Exactly retype the lines from the top of the data through the line containing "-- (axis cs:657,522);", leaving out every picture.

----- Raw data -----

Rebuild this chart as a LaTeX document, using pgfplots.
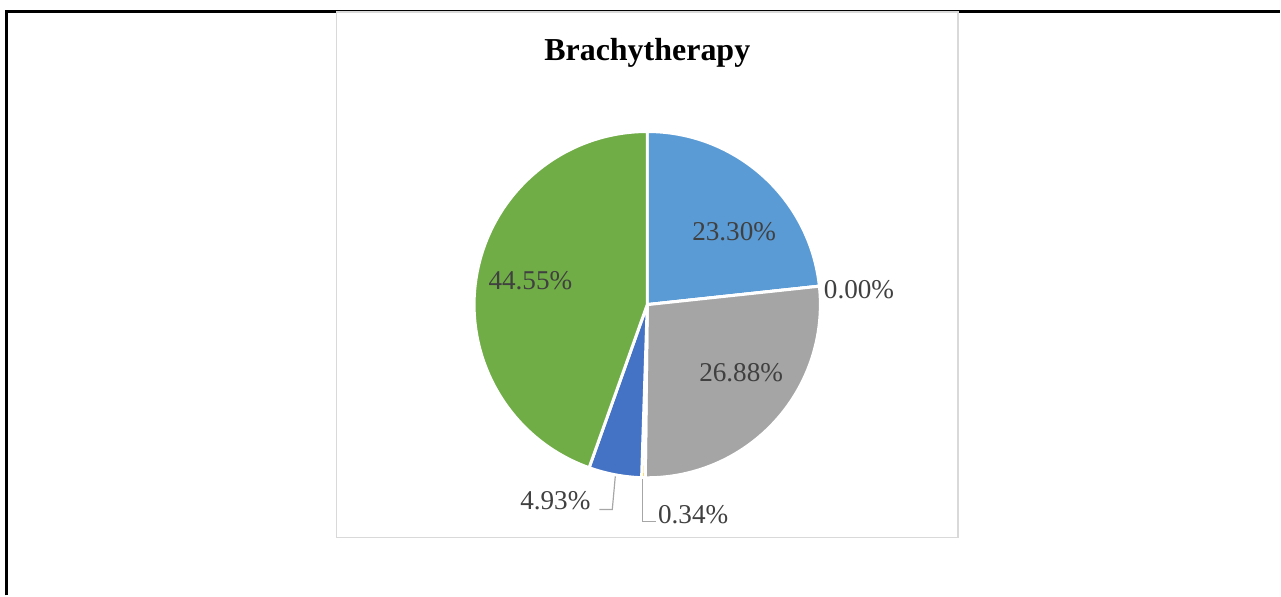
\documentclass[border=0pt]{standalone}
\usepackage{pgfplots}
\pgfplotsset{compat=1.18}
\usepackage{fontspec}
\setmainfont{Liberation Serif}

\definecolor{sA}{HTML}{5B9BD5}
\definecolor{sB}{HTML}{ED7D31}
\definecolor{sC}{HTML}{A5A5A5}
\definecolor{sD}{HTML}{FFC000}
\definecolor{sE}{HTML}{4472C4}
\definecolor{sF}{HTML}{70AD47}
\definecolor{labc}{HTML}{404040}
\definecolor{boxc}{HTML}{D9D9D9}
\definecolor{leadc}{HTML}{A6A6A6}

\begin{document}
\begin{tikzpicture}
\begin{axis}[
  width=960.75pt, height=447pt, scale only axis,
  xmin=0, xmax=1281, ymin=0, ymax=596, y dir=reverse,
  axis lines=none, ticks=none, clip=false,
]
\path (axis cs:0,0) rectangle (axis cs:1281,596);

% outer frame and chart area
\draw[line width=2.25pt] (axis cs:7,596) -- (axis cs:7,12) -- (axis cs:1281,12);
\draw[boxc, line width=1.2pt] (axis cs:337,12) rectangle (axis cs:959,538);

% pie slices, clockwise from the top
\gdef\cum{90}
\foreach \v/\c in {23.30/sA,0.00/sB,26.88/sC,0.34/sD,4.93/sE,44.55/sF}{
  \pgfmathsetmacro\a{\cum}
  \pgfmathsetmacro\b{\cum-3.6*\v}
  \edef\temp{\noexpand\filldraw[fill=\c, draw=white, line width=2.25pt, line join=round]
    (axis cs:648,305) -- ++(\a:130pt) arc[start angle=\a, end angle=\b, radius=130pt] -- cycle;}
  \temp
  \xdef\cum{\b}
}

% leader lines
\draw[leadc, line width=0.9pt] (axis cs:616,477) -- (axis cs:613,510) -- (axis cs:600,510);
\draw[leadc, line width=0.9pt] (axis cs:643,480) -- (axis cs:643,522) -- (axis cs:657,522);

% title and data labels
\node[font=\fontsize{24}{28}\selectfont\bfseries] at (axis cs:648,53) {Brachytherapy};
\begin{scope}[every node/.style={text=labc, font=\fontsize{20.4}{24}\selectfont}]
\node at (axis cs:735,232) {23.30\%};
\node at (axis cs:860,290) {0.00\%};
\node at (axis cs:742,373) {26.88\%};
\node at (axis cs:531,281) {44.55\%};
\node at (axis cs:556,501) {4.93\%};
\node at (axis cs:694,515) {0.34\%};
\end{scope}
\end{axis}
\end{tikzpicture}
\end{document}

-----

§ **Task output**:
Rebuild this chart as a LaTeX document, using pgfplots.
\documentclass[border=0pt]{standalone}
\usepackage{pgfplots}
\pgfplotsset{compat=1.18}
\usepackage{fontspec}
\setmainfont{Liberation Serif}

\definecolor{sA}{HTML}{5B9BD5}
\definecolor{sB}{HTML}{ED7D31}
\definecolor{sC}{HTML}{A5A5A5}
\definecolor{sD}{HTML}{FFC000}
\definecolor{sE}{HTML}{4472C4}
\definecolor{sF}{HTML}{70AD47}
\definecolor{labc}{HTML}{404040}
\definecolor{boxc}{HTML}{D9D9D9}
\definecolor{leadc}{HTML}{A6A6A6}

\begin{document}
\begin{tikzpicture}
\begin{axis}[
  width=960.75pt, height=447pt, scale only axis,
  xmin=0, xmax=1281, ymin=0, ymax=596, y dir=reverse,
  axis lines=none, ticks=none, clip=false,
]
\path (axis cs:0,0) rectangle (axis cs:1281,596);

% outer frame and chart area
\draw[line width=2.25pt] (axis cs:7,596) -- (axis cs:7,12) -- (axis cs:1281,12);
\draw[boxc, line width=1.2pt] (axis cs:337,12) rectangle (axis cs:959,538);

% pie slices, clockwise from the top
\gdef\cum{90}
\foreach \v/\c in {23.30/sA,0.00/sB,26.88/sC,0.34/sD,4.93/sE,44.55/sF}{
  \pgfmathsetmacro\a{\cum}
  \pgfmathsetmacro\b{\cum-3.6*\v}
  \edef\temp{\noexpand\filldraw[fill=\c, draw=white, line width=2.25pt, line join=round]
    (axis cs:648,305) -- ++(\a:130pt) arc[start angle=\a, end angle=\b, radius=130pt] -- cycle;}
  \temp
  \xdef\cum{\b}
}

% leader lines
\draw[leadc, line width=0.9pt] (axis cs:616,477) -- (axis cs:613,510) -- (axis cs:600,510);
\draw[leadc, line width=0.9pt] (axis cs:643,480) -- (axis cs:643,522) -- (axis cs:657,522);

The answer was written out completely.